There's More to the New York Film Festival than the Mainbar

The 53rd New York Film Festival (September 25 – October 11, 2015) is continuing to add more sidebar programming.

NYFF Director of Programming Kent Jones will conduct this year’s master class, On Cinema, with Taiwan master auteur Hou Hsiao-hsien, on Saturday, October 10. Hou is making a rare visit to New York to accompany his “The Assassin” screening at NYFF53. In the Revivals section, the festival will also present his 1983 Taiwanese New Wave drama, “The Boys from Fengkuei.” 

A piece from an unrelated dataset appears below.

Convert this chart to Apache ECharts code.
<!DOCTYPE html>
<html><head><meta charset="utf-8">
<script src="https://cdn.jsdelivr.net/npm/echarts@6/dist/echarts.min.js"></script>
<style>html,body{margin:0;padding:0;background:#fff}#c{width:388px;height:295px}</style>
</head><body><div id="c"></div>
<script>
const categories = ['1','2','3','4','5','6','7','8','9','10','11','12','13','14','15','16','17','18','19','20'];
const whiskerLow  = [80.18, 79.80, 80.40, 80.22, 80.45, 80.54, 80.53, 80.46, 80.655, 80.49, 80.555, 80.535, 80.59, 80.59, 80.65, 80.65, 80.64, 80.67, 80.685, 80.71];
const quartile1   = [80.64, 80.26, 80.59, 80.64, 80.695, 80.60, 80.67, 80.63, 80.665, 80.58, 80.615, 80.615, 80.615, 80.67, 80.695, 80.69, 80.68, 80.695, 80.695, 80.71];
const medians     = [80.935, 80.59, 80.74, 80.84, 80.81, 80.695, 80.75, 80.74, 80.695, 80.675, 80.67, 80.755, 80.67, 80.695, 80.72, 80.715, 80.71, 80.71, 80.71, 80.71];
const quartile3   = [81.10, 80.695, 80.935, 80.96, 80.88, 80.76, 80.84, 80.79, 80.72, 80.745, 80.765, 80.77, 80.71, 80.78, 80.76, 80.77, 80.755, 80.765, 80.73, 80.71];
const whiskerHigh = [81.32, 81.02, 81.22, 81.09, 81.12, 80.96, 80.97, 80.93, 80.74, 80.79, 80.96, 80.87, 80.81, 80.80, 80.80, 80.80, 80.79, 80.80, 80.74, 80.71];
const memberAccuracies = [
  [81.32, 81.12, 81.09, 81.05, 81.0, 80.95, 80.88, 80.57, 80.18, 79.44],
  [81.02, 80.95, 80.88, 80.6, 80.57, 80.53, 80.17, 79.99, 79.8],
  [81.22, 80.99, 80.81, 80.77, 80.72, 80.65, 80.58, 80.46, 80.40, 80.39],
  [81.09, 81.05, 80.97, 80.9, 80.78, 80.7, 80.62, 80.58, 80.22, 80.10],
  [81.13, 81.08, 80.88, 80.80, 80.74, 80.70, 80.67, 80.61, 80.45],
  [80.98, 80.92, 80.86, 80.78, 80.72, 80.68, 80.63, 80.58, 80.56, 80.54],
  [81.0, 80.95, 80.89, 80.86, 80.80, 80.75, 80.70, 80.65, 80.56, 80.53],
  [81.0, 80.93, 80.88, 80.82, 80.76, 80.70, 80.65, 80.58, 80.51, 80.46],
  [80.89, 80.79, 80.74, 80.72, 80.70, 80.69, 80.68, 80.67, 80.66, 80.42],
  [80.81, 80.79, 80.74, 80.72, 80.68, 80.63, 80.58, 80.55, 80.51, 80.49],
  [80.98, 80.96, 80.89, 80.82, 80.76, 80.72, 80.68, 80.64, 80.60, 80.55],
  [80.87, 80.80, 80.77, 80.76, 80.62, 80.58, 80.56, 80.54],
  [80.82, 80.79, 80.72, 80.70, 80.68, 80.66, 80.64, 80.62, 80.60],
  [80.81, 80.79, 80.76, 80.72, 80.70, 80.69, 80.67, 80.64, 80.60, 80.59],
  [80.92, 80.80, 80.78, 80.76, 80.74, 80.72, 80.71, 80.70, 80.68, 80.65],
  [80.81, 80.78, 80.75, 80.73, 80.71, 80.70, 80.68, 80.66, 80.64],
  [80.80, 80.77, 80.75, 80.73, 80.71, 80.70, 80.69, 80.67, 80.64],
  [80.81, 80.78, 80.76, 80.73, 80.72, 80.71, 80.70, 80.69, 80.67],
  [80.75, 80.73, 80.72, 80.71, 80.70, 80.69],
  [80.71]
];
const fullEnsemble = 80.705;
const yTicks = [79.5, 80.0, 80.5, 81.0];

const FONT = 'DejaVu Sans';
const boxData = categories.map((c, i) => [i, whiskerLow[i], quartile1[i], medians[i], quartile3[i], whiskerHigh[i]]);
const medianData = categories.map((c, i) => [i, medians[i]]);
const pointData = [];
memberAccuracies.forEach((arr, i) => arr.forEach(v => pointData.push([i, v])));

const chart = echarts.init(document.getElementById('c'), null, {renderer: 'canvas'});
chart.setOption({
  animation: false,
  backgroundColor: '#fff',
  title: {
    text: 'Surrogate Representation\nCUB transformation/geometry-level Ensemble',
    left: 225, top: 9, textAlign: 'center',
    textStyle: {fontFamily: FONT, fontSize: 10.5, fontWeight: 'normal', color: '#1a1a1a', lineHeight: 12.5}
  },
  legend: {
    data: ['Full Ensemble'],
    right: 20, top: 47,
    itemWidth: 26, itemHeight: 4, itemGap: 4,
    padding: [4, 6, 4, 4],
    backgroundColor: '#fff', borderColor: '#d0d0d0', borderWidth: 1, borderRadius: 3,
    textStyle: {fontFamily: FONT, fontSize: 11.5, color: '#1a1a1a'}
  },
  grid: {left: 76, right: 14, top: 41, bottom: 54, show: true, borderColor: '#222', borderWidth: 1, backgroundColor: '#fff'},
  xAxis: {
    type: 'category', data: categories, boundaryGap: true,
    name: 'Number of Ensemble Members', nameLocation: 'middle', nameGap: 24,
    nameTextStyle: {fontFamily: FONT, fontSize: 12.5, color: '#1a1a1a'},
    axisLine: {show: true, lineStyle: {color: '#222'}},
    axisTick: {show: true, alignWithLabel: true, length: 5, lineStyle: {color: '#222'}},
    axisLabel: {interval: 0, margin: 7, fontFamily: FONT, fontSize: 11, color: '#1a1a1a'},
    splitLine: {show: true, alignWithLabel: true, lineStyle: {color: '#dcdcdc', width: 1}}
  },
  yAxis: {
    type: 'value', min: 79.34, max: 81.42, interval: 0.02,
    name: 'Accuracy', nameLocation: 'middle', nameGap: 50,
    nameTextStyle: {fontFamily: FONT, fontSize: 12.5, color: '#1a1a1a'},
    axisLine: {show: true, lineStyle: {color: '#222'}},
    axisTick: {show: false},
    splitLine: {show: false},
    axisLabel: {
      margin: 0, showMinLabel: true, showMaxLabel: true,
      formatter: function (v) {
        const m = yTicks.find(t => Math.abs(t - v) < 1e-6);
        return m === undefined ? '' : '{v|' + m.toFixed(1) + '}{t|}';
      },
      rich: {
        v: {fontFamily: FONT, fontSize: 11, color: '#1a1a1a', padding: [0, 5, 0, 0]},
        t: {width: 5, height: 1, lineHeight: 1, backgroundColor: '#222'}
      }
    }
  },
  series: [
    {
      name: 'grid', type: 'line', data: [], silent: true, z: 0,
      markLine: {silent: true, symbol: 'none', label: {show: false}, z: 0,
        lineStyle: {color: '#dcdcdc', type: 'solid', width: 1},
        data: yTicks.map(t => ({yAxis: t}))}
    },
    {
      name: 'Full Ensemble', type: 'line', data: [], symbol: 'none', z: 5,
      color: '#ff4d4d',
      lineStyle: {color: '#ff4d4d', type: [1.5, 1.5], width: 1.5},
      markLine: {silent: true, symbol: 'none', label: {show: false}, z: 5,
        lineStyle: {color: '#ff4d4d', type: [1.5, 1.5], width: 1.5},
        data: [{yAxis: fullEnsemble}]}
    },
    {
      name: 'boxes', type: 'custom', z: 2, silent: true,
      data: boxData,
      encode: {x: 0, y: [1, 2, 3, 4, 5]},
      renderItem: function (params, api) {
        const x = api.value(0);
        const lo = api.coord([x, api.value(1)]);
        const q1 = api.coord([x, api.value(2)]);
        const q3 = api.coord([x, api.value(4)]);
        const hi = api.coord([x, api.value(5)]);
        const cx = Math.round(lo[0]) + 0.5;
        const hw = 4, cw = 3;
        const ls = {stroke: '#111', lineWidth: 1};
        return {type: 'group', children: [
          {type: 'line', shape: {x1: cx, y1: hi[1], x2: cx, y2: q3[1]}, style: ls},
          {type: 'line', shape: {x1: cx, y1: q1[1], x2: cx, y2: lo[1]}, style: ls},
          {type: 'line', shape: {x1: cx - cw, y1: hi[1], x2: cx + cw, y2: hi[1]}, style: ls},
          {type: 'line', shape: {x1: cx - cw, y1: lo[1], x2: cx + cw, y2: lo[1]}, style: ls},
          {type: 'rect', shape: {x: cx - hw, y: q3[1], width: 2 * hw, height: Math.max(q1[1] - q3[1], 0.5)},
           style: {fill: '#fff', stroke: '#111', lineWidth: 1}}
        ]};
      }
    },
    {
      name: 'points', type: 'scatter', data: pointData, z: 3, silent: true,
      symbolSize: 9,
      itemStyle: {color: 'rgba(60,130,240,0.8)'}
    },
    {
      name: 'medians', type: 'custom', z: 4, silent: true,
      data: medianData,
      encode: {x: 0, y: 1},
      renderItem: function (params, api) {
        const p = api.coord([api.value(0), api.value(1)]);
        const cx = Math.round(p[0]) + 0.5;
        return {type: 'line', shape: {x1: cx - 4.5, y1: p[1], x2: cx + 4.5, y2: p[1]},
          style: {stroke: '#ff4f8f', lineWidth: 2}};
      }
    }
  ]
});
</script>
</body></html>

This year’s Directors Dialogues pairs three filmmakers (all with slots in the Mainbar) with a NYFF selection committee member. This year’s lineup will feature Jia Zhangke (“Mountains May Depart”) on Tuesday, September 29; Michael Moore (“Where To Invade Next”) on Sunday, October 4; and Todd Haynes (“Carol”) on Saturday, October 10. 
The NYFF Shorts Programs are divvied into four categories: Animation, International, New York and Horror. 

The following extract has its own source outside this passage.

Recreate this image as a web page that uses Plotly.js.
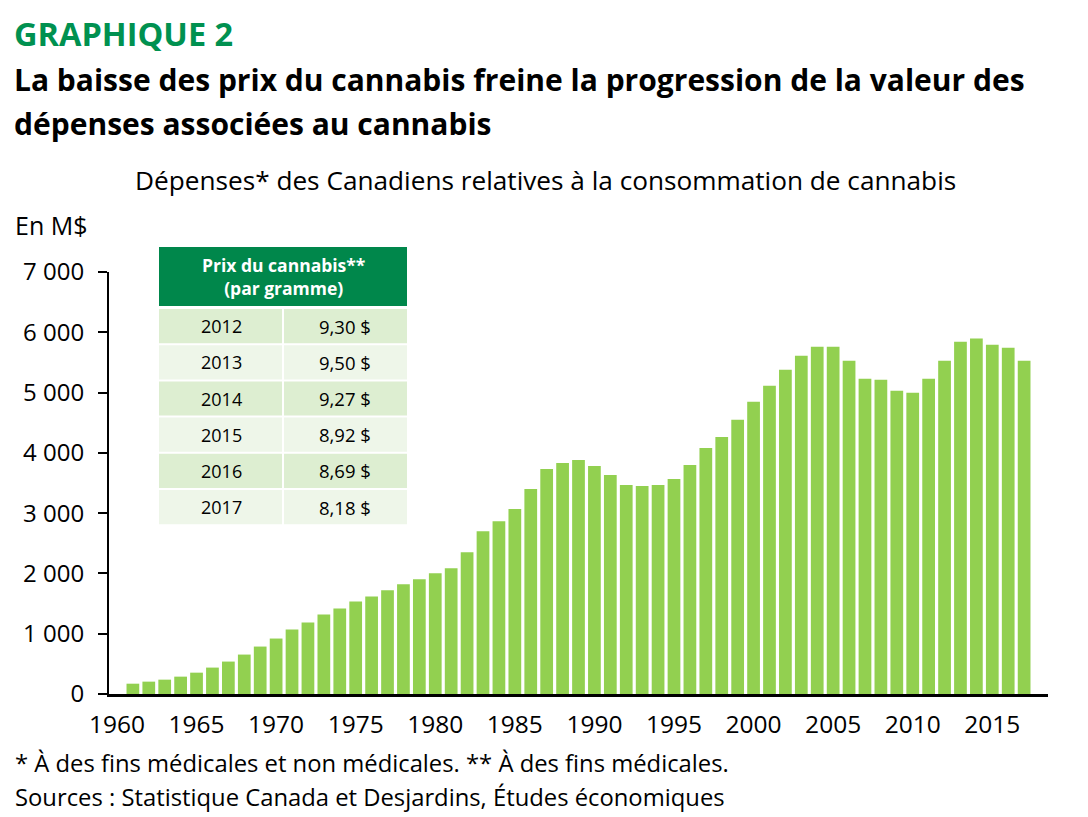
<!DOCTYPE html>
<html><head><meta charset="utf-8">
<script src="https://cdn.plot.ly/plotly-3.0.1.min.js"></script>
<style>html,body{margin:0;padding:0;background:#fff}</style>
</head><body>
<div id="chart" style="width:1088px;height:817px"></div>
<script>
// ---- data ----
const years = [1961,1962,1963,1964,1965,1966,1967,1968,1969,1970,1971,1972,1973,1974,1975,1976,1977,1978,1979,1980,1981,1982,1983,1984,1985,1986,1987,1988,1989,1990,1991,1992,1993,1994,1995,1996,1997,1998,1999,2000,2001,2002,2003,2004,2005,2006,2007,2008,2009,2010,2011,2012,2013,2014,2015,2016,2017];
const spending = [171,205,238,288,354,438,538,654,787,920,1070,1186,1320,1420,1536,1619,1719,1819,1902,2002,2085,2351,2700,2867,3067,3400,3732,3832,3882,3782,3632,3466,3449,3466,3566,3799,4082,4265,4548,4847,5113,5379,5612,5762,5762,5529,5230,5213,5030,4997,5230,5529,5845,5895,5795,5745,5529];
const xTickVals = [1960,1965,1970,1975,1980,1985,1990,1995,2000,2005,2010,2015];
const yTickVals = [0,1000,2000,3000,4000,5000,6000,7000];
const priceYears = ['2012','2013','2014','2015','2016','2017'];
const prices = ['9,30 $','9,50 $','9,27 $','8,92 $','8,69 $','8,18 $'];
const tableHeader = 'Prix du cannabis**<br>(par gramme)';

// ---- layout helpers ----
const W = 1088, H = 817;
const L = 109, R = 1048, T = 272, B = 694;
const px = x => (x - L) / (R - L);
const py = y => (B - y) / (B - T);
const FONT = '"Open Sans", Lato, sans-serif';

const annotations = [];
const shapes = [];
function txt(text, x, y, size, opts) {
  annotations.push(Object.assign({
    text: text, xref: 'paper', yref: 'paper', x: px(x), y: py(y),
    xanchor: 'left', yanchor: 'middle', showarrow: false,
    font: {family: FONT, size: size, color: '#000'}
  }, opts || {}));
}
txt('<b>GRAPHIQUE 2</b>', 12, 33, 32.5, {font: {family: FONT, size: 32.5, color: '#009150'}});
txt('<b>La baisse des prix du cannabis freine la progression de la valeur des</b>', 12, 79, 30);
txt('<b>dépenses associées au cannabis</b>', 12, 123, 30);
txt('Dépenses* des Canadiens relatives à la consommation de cannabis', 545, 180, 26.2, {xanchor: 'center'});
txt('En M$', 13, 225, 25);
txt('* À des fins médicales et non médicales. ** À des fins médicales.', 13, 763, 23.8);
txt('Sources : Statistique Canada et Desjardins, Études économiques', 13, 797, 23.8);

// table
const tx0 = 159, tx1 = 407, tmid = 283;
const hy0 = 247, hy1 = 306;
shapes.push({type: 'rect', xref: 'paper', yref: 'paper', x0: px(tx0), x1: px(tx1), y0: py(hy1), y1: py(hy0),
  fillcolor: '#00874B', line: {width: 0}, layer: 'above'});
annotations.push({text: '<b>' + tableHeader + '</b>', xref: 'paper', yref: 'paper', x: px((tx0 + tx1) / 2), y: py((hy0 + hy1) / 2),
  xanchor: 'center', yanchor: 'middle', showarrow: false, font: {family: FONT, size: 17.5, color: '#fff'}});
const rowTop = 309, rowH = 36.2;
priceYears.forEach((yr, i) => {
  const y0 = rowTop + i * rowH, y1 = y0 + rowH - 2;
  const fill = i % 2 === 0 ? '#DDEED1' : '#EEF6E9';
  shapes.push({type: 'rect', xref: 'paper', yref: 'paper', x0: px(tx0), x1: px(tmid - 1), y0: py(y1), y1: py(y0), fillcolor: fill, line: {width: 0}, layer: 'above'});
  shapes.push({type: 'rect', xref: 'paper', yref: 'paper', x0: px(tmid + 1), x1: px(tx1), y0: py(y1), y1: py(y0), fillcolor: fill, line: {width: 0}, layer: 'above'});
  annotations.push({text: yr, xref: 'paper', yref: 'paper', x: px((tx0 + tmid) / 2), y: py((y0 + y1) / 2), xanchor: 'center', yanchor: 'middle', showarrow: false, font: {family: FONT, size: 18, color: '#000'}});
  annotations.push({text: prices[i], xref: 'paper', yref: 'paper', x: px((tmid + tx1) / 2), y: py((y0 + y1) / 2), xanchor: 'center', yanchor: 'middle', showarrow: false, font: {family: FONT, size: 18.5, color: '#000'}});
});

const trace = {
  type: 'bar', x: years, y: spending, width: 0.8,
  marker: {color: '#92D050', line: {width: 0}},
  hoverinfo: 'x+y'
};

const layout = {
  width: W, height: H,
  margin: {l: L, r: W - R, t: T, b: H - B, pad: 0},
  paper_bgcolor: '#fff', plot_bgcolor: '#fff',
  separators: ', ',
  showlegend: false,
  font: {family: FONT, size: 24, color: '#000'},
  xaxis: {
    range: [1959.5, 2018.5], tickvals: xTickVals, ticks: '', showgrid: false, zeroline: false,
    showline: true, linecolor: '#000', linewidth: 3, ticklabelstandoff: 7,
    tickfont: {family: FONT, size: 24.5, color: '#000'}, fixedrange: true
  },
  yaxis: {
    range: [0, 7000], tickvals: yTickVals, tickformat: ',d', ticks: 'outside', ticklen: 9, tickwidth: 2, tickcolor: '#000',
    showgrid: false, zeroline: false, showline: true, linecolor: '#000', linewidth: 2, ticklabelstandoff: 9,
    tickfont: {family: FONT, size: 24, color: '#000'}, fixedrange: true
  },
  annotations: annotations,
  shapes: shapes
};
Plotly.newPlot('chart', [trace], layout, {displayModeBar: false, staticPlot: true});
</script>
</body></html>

More details on these sidebars (provided by the NYFF) are below:
On Cinema
Hou Hsiao-hsien
Hou Hsiao-hsien directed his first film in 1980, after years of assisting and writing for other filmmakers. Three years later, he made the autobiographical The Boys from Fengkuei, which he considers to be the real beginning of his work as an artist in cinema. From there, he went on to create several of the defining works of the Taiwanese New Wave, one of the greatest moments in the cinema of the last decades, and then to make one astonishing film after another. With every new movie from The Puppetmaster (NYFF 1993) on, Hou redefined the very idea of what a movie was, for himself and for the rest of us. Immersive, grounded in history and change but tuned to the smallest nuances of gesture, light, color, and atmosphere, every individual Hou film arrives as a shock. And his new film The Assassin, his first in eight years, is no exception: audiences in Cannes were left open-mouthed. It’s been a long time since Hou has been in New York, and we’re very pleased that this true master accepted our invitation to discuss some of the movies that have marked him in his life as a filmmaker.

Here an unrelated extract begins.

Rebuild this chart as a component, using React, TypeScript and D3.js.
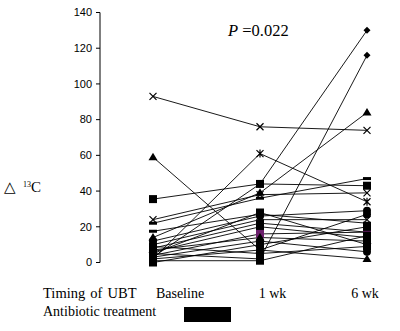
import React from "react";
import * as d3 from "d3";

const categories = ["Baseline", "1 wk", "6 wk"];
const yTicks = [0, 20, 40, 60, 80, 100, 120, 140];
const baseline = [93, 59, 3, 5, 2, 35.5, 24, 22, 14, 17.5, 12, 10, 8, 6, 4, 3, 1, 0, 5, 2, 7, 9];
const week1 = [76, 7, 44, 2, 61, 44, 38, 36, 39, 27, 26, 24, 22, 20, 16, 12, 1, 10, 28, 7, 14, 5];
const week6 = [74, 2, 130, 116, 34, 43, 39, 47, 84, 22, 29, 24, 17, 14, 17, 6, 15, 20, 10, 27, 12, 9];
const markers = ["x", "triangle", "diamond", "diamond", "star", "square", "x", "dash", "triangle", "dash", "circle", "x", "square", "square", "square", "circle", "square", "square", "square", "circle", "triangle", "square"];
const markerColors = ["#000", "#000", "#000", "#000", "#000", "#000", "#000", "#000", "#000", "#000", "#000", "#000", "#000", "#000", "#6b1f6b", "#000", "#000", "#000", "#000", "#000", "#000", "#000"];

const W = 400;
const H = 331;

function Marker({ type, cx, cy, color }: { type: string; cx: number; cy: number; color: string }) {
  const s = 4;
  switch (type) {
    case "square":
      return <rect x={cx - s} y={cy - s} width={2 * s} height={2 * s} fill={color} />;
    case "diamond":
      return <path d={`M${cx},${cy - 3.5}L${cx + 3.5},${cy}L${cx},${cy + 3.5}L${cx - 3.5},${cy}Z`} fill={color} />;
    case "triangle":
      return <path d={`M${cx},${cy - 4.5}L${cx + 4.5},${cy + 3}L${cx - 4.5},${cy + 3}Z`} fill={color} />;
    case "circle":
      return <circle cx={cx} cy={cy} r={4} fill={color} />;
    case "dash":
      return <rect x={cx - 4} y={cy - 1.5} width={8} height={3} fill={color} />;
    case "x":
      return <path d={`M${cx - 3.5},${cy - 3.5}L${cx + 3.5},${cy + 3.5}M${cx + 3.5},${cy - 3.5}L${cx - 3.5},${cy + 3.5}`} stroke={color} strokeWidth={1.2} />;
    case "star":
      return <path d={`M${cx - 3.5},${cy - 3.5}L${cx + 3.5},${cy + 3.5}M${cx + 3.5},${cy - 3.5}L${cx - 3.5},${cy + 3.5}M${cx},${cy - 4}L${cx},${cy + 4}`} stroke={color} strokeWidth={1.2} />;
    default:
      return null;
  }
}

export default function App() {
  const x = d3.scalePoint<string>().domain(categories).range([153, 367]);
  const xLabel = d3.scalePoint<string>().domain(categories).range([180, 365]);
  const y = d3.scaleLinear().domain([0, 140]).range([262.5, 12.5]);
  const line = d3
    .line<[string, number]>()
    .x((d) => x(d[0]) as number)
    .y((d) => y(d[1]));

  const series = baseline.map((b, i) => [
    [categories[0], b],
    [categories[1], week1[i]],
    [categories[2], week6[i]],
  ] as [string, number][]);

  const serif = "'Liberation Serif', 'Times New Roman', serif";
  const sans = "'Liberation Sans', Arial, sans-serif";

  return (
    <svg width={W} height={H} style={{ position: "absolute", left: 0, top: 0, background: "#fff" }}>
      <rect width={W} height={H} fill="#fff" />
      <line x1={100} x2={100} y1={y(140)} y2={y(0)} stroke="#000" strokeWidth={1} />
      {yTicks.map((t) => (
        <g key={t}>
          <line x1={96} x2={100} y1={y(t)} y2={y(t)} stroke="#000" />
          <text x={92} y={y(t)} dy="0.35em" textAnchor="end" fontFamily={sans} fontSize={11} fill="#000">
            {t}
          </text>
        </g>
      ))}
      {series.map((s, i) => (
        <path key={i} d={line(s) || ""} fill="none" stroke="#000" strokeWidth={0.9} />
      ))}
      {series.map((s, i) =>
        s.map((d, j) => (
          <Marker key={`${i}-${j}`} type={markers[i]} cx={x(d[0]) as number} cy={y(d[1])} color={markerColors[i]} />
        ))
      )}
      <text x={228} y={36} fontFamily={serif} fontSize={16.5} fill="#000">
        <tspan fontStyle="italic">P</tspan>
        <tspan> =0.022</tspan>
      </text>
      <text x={4} y={192} fontFamily={serif} fontSize={15} fill="#000">
        <tspan>△</tspan>
        <tspan dx={7} dy={-5} fontSize={8}>13</tspan>
        <tspan dy={5}>C</tspan>
      </text>
      <text x={43} y={298} fontFamily={serif} fontSize={14.5} fill="#000" wordSpacing={1.5}>Timing of UBT</text>
      {categories.map((c) => (
        <text key={c} x={xLabel(c) as number} y={298} textAnchor="middle" fontFamily={serif} fontSize={14} fill="#000">
          {c}
        </text>
      ))}
      <text x={43} y={316} fontFamily={serif} fontSize={14} fill="#000">Antibiotic treatment</text>
      <rect x={184} y={307} width={47} height={15} fill="#000" />
    </svg>
  );
}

Saturday, October 10, 3:30pm
Directors Dialogues
Jia Zhangke
If, hundreds of years from now, anyone wanted to know what it was like to be alive at this moment—what life felt like and what changes were occurring and the ways in which they affected us as individuals—they could get the whole picture from watching the films of Jia Zhangke. From the moment he burst on the scene with Xiao Wu in the late ’90s, this artist has given us a river of films, made with a team of regular collaborators (including his wife and principal actress Zhao Tao and his cinematographer Yu Lik-wai), each film as pungently human but wide in scope as a Breugel canvas. The world itself is a character in Jia’s films, urging the characters on and informing the speed of life. We’ve shown many of his movies in the NYFF over the years, from Platform in 2000 on, and we’re proud to have him here with his newest movie, Mountains May Depart, and we’re very happy that he’s agreed to join us for a talk about his extraordinary body of work.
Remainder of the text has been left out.